Retype only what runs from the first line of the listing to the line holding "from matplotlib.patches import Polygon", both included. Do not retype the pictures.

**Raw data:**
____________________

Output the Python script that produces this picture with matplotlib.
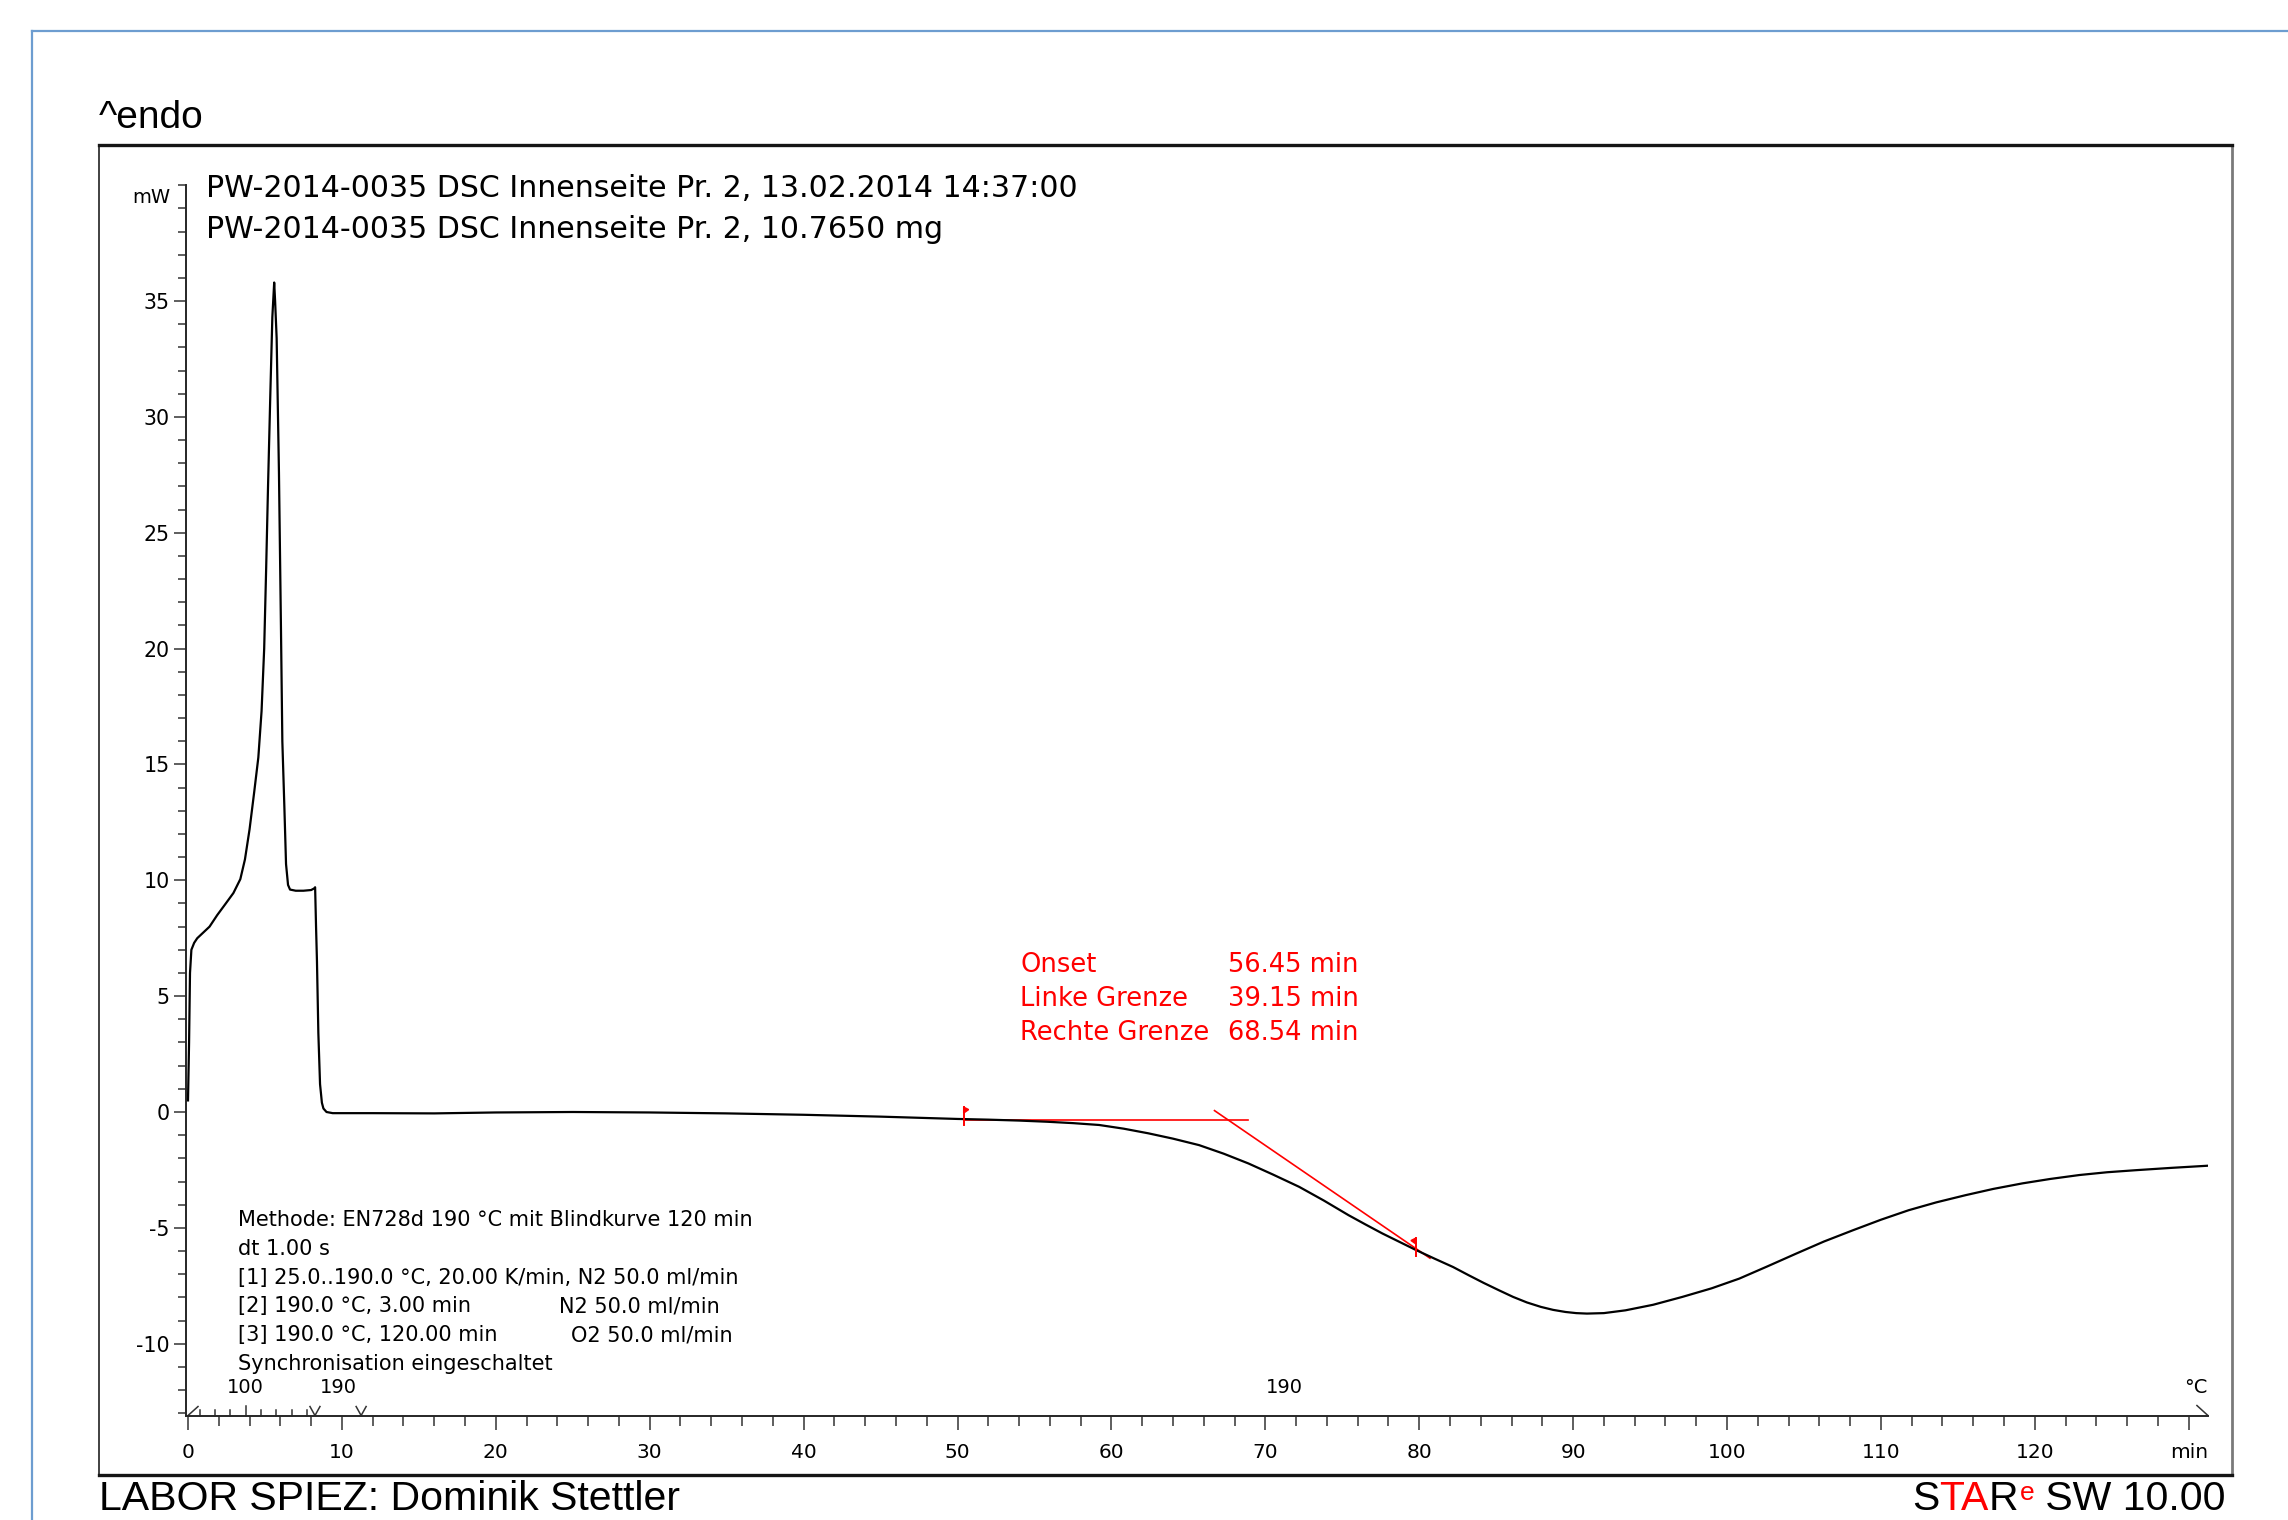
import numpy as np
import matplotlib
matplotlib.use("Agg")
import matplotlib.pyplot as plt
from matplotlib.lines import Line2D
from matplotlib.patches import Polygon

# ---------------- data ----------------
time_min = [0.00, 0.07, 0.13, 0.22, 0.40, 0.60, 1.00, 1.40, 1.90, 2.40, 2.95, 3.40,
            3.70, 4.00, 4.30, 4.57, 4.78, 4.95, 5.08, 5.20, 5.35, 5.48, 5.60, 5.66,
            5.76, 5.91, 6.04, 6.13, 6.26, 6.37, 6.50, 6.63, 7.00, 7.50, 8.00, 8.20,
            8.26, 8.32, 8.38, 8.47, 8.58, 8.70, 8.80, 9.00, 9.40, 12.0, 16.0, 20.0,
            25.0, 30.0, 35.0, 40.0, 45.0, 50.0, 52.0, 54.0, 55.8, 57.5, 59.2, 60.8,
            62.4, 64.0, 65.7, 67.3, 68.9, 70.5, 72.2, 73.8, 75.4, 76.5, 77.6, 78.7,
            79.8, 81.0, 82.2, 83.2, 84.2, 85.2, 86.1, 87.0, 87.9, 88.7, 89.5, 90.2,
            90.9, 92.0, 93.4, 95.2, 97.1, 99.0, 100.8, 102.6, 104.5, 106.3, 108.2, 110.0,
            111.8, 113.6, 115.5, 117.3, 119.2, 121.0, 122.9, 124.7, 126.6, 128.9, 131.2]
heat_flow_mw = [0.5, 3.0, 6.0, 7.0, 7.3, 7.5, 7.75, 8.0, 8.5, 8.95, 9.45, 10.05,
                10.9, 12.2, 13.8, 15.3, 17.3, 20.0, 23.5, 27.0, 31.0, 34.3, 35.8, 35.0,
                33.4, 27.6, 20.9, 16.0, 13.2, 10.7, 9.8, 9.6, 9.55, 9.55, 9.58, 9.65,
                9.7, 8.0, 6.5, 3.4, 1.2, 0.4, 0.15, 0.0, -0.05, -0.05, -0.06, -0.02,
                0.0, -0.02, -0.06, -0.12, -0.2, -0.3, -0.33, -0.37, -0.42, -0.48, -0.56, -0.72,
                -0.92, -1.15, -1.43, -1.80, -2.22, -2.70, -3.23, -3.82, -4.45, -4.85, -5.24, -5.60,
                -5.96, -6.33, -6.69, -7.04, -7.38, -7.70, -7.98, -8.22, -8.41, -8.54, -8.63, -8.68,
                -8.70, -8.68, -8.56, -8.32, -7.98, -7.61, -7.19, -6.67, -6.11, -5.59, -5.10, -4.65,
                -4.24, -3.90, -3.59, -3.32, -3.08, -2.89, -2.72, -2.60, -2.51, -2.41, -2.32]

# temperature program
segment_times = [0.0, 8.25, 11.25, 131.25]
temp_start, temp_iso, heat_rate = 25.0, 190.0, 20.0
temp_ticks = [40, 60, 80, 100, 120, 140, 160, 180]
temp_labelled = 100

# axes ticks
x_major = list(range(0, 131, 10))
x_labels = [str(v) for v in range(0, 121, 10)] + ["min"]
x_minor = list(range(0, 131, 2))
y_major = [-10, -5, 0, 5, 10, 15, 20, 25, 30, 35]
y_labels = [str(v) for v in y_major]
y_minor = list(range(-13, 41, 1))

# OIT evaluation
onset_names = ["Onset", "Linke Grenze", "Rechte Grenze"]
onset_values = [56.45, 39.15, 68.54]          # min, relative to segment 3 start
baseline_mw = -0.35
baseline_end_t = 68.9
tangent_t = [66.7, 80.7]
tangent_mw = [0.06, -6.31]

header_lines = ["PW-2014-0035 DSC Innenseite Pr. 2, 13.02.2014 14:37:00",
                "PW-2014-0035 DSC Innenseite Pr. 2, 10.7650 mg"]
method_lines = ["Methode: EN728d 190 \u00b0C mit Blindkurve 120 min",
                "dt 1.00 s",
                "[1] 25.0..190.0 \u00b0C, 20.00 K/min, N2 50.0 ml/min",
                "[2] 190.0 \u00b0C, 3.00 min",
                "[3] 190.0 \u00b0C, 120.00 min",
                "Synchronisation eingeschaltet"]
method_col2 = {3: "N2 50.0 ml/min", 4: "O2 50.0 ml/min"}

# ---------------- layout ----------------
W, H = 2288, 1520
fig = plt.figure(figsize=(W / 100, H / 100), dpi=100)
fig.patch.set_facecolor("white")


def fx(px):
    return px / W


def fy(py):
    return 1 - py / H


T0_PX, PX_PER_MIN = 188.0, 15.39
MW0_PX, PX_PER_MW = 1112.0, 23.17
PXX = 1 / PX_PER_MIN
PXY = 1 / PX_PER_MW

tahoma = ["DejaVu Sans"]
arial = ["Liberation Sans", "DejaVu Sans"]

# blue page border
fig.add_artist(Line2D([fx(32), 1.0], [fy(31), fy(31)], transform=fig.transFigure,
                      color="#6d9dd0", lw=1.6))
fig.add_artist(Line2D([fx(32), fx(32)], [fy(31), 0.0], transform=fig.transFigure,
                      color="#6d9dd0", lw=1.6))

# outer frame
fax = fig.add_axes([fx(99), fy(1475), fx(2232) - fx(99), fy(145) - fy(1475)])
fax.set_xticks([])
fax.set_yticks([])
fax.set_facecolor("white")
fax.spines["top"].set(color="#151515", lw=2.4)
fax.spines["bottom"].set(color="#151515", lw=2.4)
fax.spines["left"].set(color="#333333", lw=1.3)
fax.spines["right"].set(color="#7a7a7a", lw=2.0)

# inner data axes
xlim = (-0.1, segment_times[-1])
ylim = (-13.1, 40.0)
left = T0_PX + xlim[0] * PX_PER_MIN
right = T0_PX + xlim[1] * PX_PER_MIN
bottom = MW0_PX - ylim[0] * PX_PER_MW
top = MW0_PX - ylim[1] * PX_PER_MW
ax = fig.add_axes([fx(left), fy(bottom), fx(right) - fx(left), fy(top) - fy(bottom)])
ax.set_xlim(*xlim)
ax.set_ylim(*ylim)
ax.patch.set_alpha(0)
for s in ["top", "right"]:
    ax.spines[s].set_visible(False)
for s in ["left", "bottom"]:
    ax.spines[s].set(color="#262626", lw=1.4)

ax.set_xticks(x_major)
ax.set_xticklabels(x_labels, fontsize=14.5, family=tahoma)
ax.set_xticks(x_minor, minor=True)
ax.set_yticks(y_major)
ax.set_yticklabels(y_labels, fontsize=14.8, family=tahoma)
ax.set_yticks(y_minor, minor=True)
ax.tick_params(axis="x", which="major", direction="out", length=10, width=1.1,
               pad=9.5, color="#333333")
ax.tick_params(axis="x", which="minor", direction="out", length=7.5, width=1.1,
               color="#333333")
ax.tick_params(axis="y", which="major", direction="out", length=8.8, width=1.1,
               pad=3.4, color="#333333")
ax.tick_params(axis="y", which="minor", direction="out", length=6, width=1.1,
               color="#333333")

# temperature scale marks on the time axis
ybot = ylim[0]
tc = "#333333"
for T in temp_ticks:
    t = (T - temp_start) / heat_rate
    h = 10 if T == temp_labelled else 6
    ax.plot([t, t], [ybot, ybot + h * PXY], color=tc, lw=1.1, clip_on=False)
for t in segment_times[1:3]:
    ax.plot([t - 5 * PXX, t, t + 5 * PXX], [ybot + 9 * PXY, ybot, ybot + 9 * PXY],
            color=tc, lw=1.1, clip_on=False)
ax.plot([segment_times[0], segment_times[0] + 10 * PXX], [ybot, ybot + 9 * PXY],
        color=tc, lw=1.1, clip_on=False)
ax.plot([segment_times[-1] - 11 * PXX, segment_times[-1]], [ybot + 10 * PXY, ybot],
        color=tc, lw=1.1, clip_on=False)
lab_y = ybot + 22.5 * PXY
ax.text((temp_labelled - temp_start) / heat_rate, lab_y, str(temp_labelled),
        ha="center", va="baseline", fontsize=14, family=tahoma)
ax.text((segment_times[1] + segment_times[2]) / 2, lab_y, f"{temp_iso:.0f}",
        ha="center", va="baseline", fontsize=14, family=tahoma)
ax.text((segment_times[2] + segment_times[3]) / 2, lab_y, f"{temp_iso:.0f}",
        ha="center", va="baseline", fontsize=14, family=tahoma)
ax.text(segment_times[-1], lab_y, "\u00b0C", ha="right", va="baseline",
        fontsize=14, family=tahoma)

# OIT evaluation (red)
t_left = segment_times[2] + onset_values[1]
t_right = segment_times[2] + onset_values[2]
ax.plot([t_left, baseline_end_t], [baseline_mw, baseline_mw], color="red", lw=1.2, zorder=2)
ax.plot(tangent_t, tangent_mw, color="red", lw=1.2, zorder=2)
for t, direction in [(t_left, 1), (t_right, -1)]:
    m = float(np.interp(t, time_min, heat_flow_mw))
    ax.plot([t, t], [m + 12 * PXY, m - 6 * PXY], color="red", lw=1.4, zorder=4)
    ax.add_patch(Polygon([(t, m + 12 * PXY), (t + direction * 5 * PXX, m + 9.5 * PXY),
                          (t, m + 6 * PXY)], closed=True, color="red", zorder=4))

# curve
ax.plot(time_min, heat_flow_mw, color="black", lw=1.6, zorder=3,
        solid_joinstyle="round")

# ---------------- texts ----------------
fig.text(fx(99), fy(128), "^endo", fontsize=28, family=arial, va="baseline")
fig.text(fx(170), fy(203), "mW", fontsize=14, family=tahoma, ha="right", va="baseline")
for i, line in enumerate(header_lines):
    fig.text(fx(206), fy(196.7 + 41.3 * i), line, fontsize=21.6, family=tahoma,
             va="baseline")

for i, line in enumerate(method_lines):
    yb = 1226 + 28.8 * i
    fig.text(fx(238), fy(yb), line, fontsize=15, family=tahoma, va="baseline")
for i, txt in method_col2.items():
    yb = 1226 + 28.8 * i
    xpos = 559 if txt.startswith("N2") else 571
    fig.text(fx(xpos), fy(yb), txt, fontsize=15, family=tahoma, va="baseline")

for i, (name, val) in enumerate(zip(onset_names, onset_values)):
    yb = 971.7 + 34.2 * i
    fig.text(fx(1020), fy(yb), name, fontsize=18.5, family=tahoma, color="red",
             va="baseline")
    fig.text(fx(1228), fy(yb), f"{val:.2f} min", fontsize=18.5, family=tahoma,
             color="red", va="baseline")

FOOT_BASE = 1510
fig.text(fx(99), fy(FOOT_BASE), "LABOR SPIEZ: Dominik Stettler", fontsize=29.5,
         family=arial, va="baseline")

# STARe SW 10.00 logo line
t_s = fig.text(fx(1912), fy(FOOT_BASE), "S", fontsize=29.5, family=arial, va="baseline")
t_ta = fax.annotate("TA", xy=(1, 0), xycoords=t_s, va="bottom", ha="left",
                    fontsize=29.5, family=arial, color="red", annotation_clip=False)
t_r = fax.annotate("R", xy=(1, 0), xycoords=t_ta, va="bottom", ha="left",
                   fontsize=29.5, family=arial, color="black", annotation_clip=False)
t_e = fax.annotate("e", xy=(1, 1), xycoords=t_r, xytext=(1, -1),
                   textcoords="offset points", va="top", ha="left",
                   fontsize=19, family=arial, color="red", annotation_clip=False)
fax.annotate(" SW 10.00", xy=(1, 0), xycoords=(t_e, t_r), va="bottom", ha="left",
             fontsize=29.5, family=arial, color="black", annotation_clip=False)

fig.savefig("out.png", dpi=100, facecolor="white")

____________________

**Written solution:**
Output the Python script that produces this picture with matplotlib.
import numpy as np
import matplotlib
matplotlib.use("Agg")
import matplotlib.pyplot as plt
from matplotlib.lines import Line2D
from matplotlib.patches import Polygon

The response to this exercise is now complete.